All this talk of the upcoming Unwinnable Weekly – and if you haven’t subscribed yet, what the fuck are you waiting for? – has reminded me of the one aspect of my psyche that perhaps plagues me the most: I hate change.
But since this is one of the last few free Rookie of the Year columns, I’m not going to explore this deeper issue through any high-minded lens. Instead, I’m going to bear my soul as it regards the hit 1980s television sitcom Cheers.
Cheers rose to prominence with a cast that originally included Nicholas Colasanto as the simple-minded but loyal Ernie “Coach” Pantusso and, more substantially, Shelley Long as Diane Chambers, the maddeningly snobbish and impossibly stubborn barmaid whose on-again, off-again romance with Cheers owner Sam Malone, played by Ted Danson, was the heart and soul of the first five seasons.
But Colasanto died during Season 3, and Long left after Season 5 – events that have occurred quite quickly in the Rookie of the Year universe, as I have been streaming the entire series in order on Netflix over the past several weeks.
I dislike change so much that when Season 6 begins – with Sam at sea and Diane gone entirely, a corporate owner having taken over the bar, and Kirstie Alley installed as the insecure, love-starved manager – I could hardly handle it.
On the same night, I watched both the Season 5 finale and the Season 6 premiere.
Then I shut off the TV, went to bed – and had horrible nightmares.
The lyrics to the Cheers theme song are still the same as Season 6 opens: You want to go where everybody knows your name.
Yet at the beginning of Season 6, not everybody knows everybody’s name.
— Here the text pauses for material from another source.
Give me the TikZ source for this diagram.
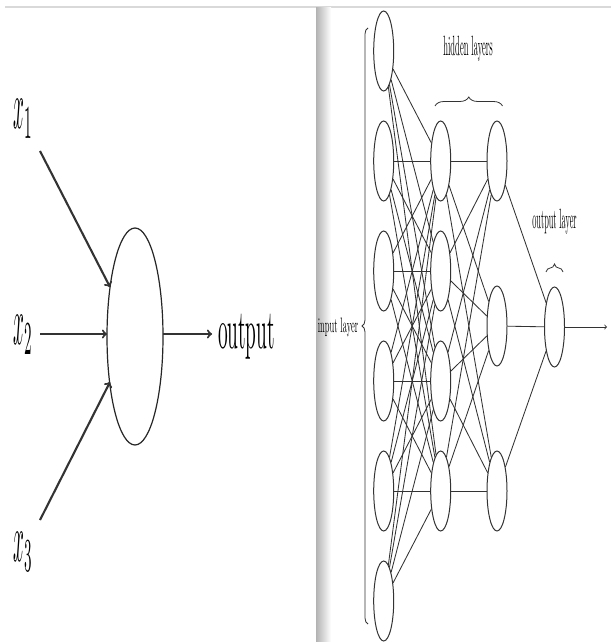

In a moment the live studio audience finds hilarious, but I found unsettling, Norm Peterson, still portrayed by George Wendt (thank goodness!), enters the bar.
And no one (save for Woody Harrelson, wearing a ridiculous corporate-imposed bartender’s outfit) yells the customary “Norm!” – let alone the “Norman” that would follow whenever Diane was in the bar.
Norm turns around and heads back to the door.
“That was it, Woody,” he says. “Last chance. I’m outta here.”
Woody implores him to stay.
“Woody, the new crowd’s a bunch of stiffs, they’re never gonna get it.”
I went to bed feeling just like Norm. Except, for whatever reason, a whole lot worse.
Since that fateful night, I’ve watched more and more of Season 6, and I’ve adjusted to the changes. I felt silly re-watching the Season 6 premiere to write this column; already it’s comfortable to me.
Eventually I adjust, just like we all do. (As does the bar; by Season 6, Episode 19, there’s even a joke about Cheers having reverted to pre-Alley form, save for a fern on the wall.)
But it says a lot about me that change in the fictional world of a classic sitcom could seep into my dreams. I’ve been known to watch horror films before bed, with no effect on my sleep whatsoever. And yet Sam having lost the bar and needing to beg for his job while standing in his now-hardly recognizable former office, the uniforms Woody Harrelson and Rhea Perlman are forced to wear, the strange bartender who has taken Sam’s place, Alley attempting to make viewers forget the long-departed Long … all these things troubled me in a way I still can’t fully grasp.
In other words, I want this column to be a hell of a lot more tongue-in-cheek than it is.
In elementary school, I had a teacher who would read us books aloud. And whenever she came to the end, she would cry.
At the time, I thought it was charming and a little bit comical.
I was too young to understand why she was crying. I know now.
Before this column turns to the one thing I fear more than change – death – I’ll take a glass-half-full approach and feel thankful I have five full seasons of Cheers left after this one.
But what happens when it’s all over, and there’s nothing left?
In life, there are no spin-offs.
In Cheers, there is always Frasier.
And when that’s over?
I’ll cross that bridge – with the help of HBO Go – when I come to it.